Victor Li Fall/Winter 2021 - Victor Li


The best thing about this co-ed collection were the great fabrics. Wonderful composite prints of Western heroes; hyper-sized Yankee dollar-bill looks; vintage postcard imagery in classy blazers; perfectly acid-dyed jeans; graphic photo-montage perforated jerkins.
 
Even the jagged checks used in boyfriend’s overcoats were excellent. All shown in barely two minutes. In a word, a bravura display from yet another Parson School graduate. And, a lesson that less is more in a video can be perfect for more is more materials.
 

Private Policy



Private Policy Fall/Winter 2021 - Private Policy


By any standards this was an obtuse way to make a point.

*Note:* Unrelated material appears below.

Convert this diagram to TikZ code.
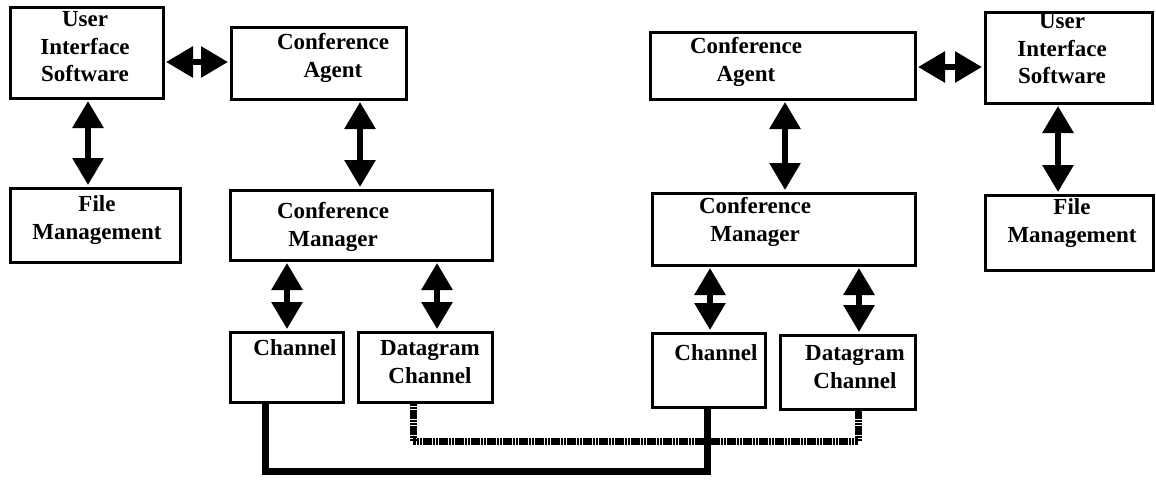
\documentclass[tikz,border=0pt]{standalone}
\usepackage{fontspec}
\setmainfont{Liberation Serif}
\usetikzlibrary{arrows.meta}
\begin{document}
\begin{tikzpicture}[x=1pt,y=-1pt,
  box/.style={draw,line width=3pt,inner sep=0pt,rectangle},
  txt/.style={font=\bfseries\fontsize{23}{27.5}\selectfont,align=center,inner sep=0pt},
  biarrow/.style={line width=6pt,{Triangle[width=30pt,length=27pt]}-{Triangle[width=30pt,length=27pt]},shorten <=1.5pt,shorten >=1.5pt},
  thickline/.style={line width=7pt},
  hatchline/.style={line width=7pt,dash pattern=on 2.6pt off 0.6pt}]
\useasboundingbox (0,0) rectangle (1156,483);

% left station
\node[box,minimum width=153pt,minimum height=91pt] (luis) at (86.5,52.5) {};
\node[box,minimum width=175pt,minimum height=72pt] (lca) at (318.5,63) {};
\node[box,minimum width=170pt,minimum height=74pt] (lfm) at (95,225) {};
\node[box,minimum width=262pt,minimum height=70pt] (lcm) at (361,225) {};
\node[box,minimum width=113pt,minimum height=70pt] (lch) at (286.5,367) {};
\node[box,minimum width=134pt,minimum height=70pt] (ldg) at (425,367) {};

\node[txt] (tluis) at (85,47) {User\\Interface\\Software};
\node[txt] (tlca) at (333,58) {Conference\\Agent};
\node[txt] (tlfm) at (97,220) {File\\Management};
\node[txt] (tlcm) at (333,227) {Conference\\Manager};
\node[txt] (tlch) at (295,348) {Channel};
\node[txt] (tldg) at (430,362) {Datagram\\Channel};

% right station
\node[box,minimum width=265pt,minimum height=67pt] (rca) at (782.5,65.5) {};
\node[box,minimum width=167pt,minimum height=91pt] (ruis) at (1068.5,57.5) {};
\node[box,minimum width=168pt,minimum height=75pt] (rfm) at (1069,232.5) {};
\node[box,minimum width=263pt,minimum height=72pt] (rcm) at (783.5,229) {};
\node[box,minimum width=113pt,minimum height=74pt] (rch) at (708.5,370) {};
\node[box,minimum width=135pt,minimum height=74pt] (rdg) at (847.5,372) {};

\node[txt] (trca) at (746,62) {Conference\\Agent};
\node[txt] (truis) at (1062,49) {User\\Interface\\Software};
\node[txt] (trfm) at (1072,223) {File\\Management};
\node[txt] (trcm) at (755,222) {Conference\\Manager};
\node[txt] (trch) at (716,353) {Channel};
\node[txt] (trdg) at (855,367) {Datagram\\Channel};

% bidirectional links, left
\draw[biarrow] (luis.east |- 0,62) -- (lca.west |- 0,62);
\draw[biarrow] (luis.south -| 88,0) -- (lfm.north -| 88,0);
\draw[biarrow] (lca.south -| 360,0) -- (lcm.north -| 360,0);
\draw[biarrow] (lcm.south -| 287,0) -- (lch.north -| 287,0);
\draw[biarrow] (lcm.south -| 437,0) -- (ldg.north -| 437,0);

% bidirectional links, right
\draw[biarrow] (rca.east |- 0,67) -- (ruis.west |- 0,67);
\draw[biarrow] (rca.south -| 785,0) -- (rcm.north -| 785,0);
\draw[biarrow] (ruis.south -| 1058,0) -- (rfm.north -| 1058,0);
\draw[biarrow] (rcm.south -| 710,0) -- (rch.north -| 710,0);
\draw[biarrow] (rcm.south -| 859,0) -- (rdg.north -| 859,0);

% network lines between the stations
\draw[hatchline] (ldg.south -| 413,0) -- ++(0,38) -| (rdg.south -| 858,0);
\draw[thickline] (lch.south -| 265,0) -- ++(0,68) -| (rch.south -| 707,0);
\end{tikzpicture}
\end{document}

The actual collection by Private Policy was made up of lots of oversized tailoring and sportswear – referencing Balenciaga shapes without any of the power and panache.
 
The show blurb, however, explained that this was meant to be about the “hidden history” of 1800s Chinese transcontinental railroad workers and acknowledging the xenophobic feelings of the era.
 
The collection was actually entitled 'We Remember You, Tales of Ghost Mountain'. But, there was precious little of that idea in the actual video. Mainly composed of giddy models pirouetting around New York lofts and streets. 
 

Snow Xue Gao

Snow Xue Gao Fall/Winter 2021 - Snow Xue Gao


Moody momenta in empty studios with high-rise views of old office buildings, were an odd choice of backdrop for this rather saccharine selection of fashion, and awkwardly complicated undergraduate tailoring.
 

Adeam



Adeam Fall/Winter 2021 - Adeam


A purist vision of romantic fashion from Adeam, by designer Hanako Maeda of Japan. From courtly dresses with leg of mutton sleeves; to artfully cut-out shirts in men’s materials. Inspired by an exhibition of six contemporary Japanese artists in the Mori Art Museum in Tokyo.
 
Showed in an airy space to a wonderful, big ballad soundtrack.  An insouciant use of volume and primary colors worn on a cast that clearly loved the clothes. Flattering fashion and all the better for it by Maeda; truly a new star to add to the great tradition of modernist Japanese fashion.
 

Carter Young



Carter Young Fall/Winter 2021 - Carter Young


The designer Carter Altman’s recollection of his family trips to enjoy bagels in Zabars in his youth – told nostalgically by Interpol’s Paul Banks – captured the spirit of this collection from the Carter Young brand of subtle tailoring, with the two key looks a micro corduroy jacket in an oversized cord and a piped gunner’s jacket. Simple yet effective like his touching black and white video, as much a paean to the dreams that lure youth to New York as to fashion itself.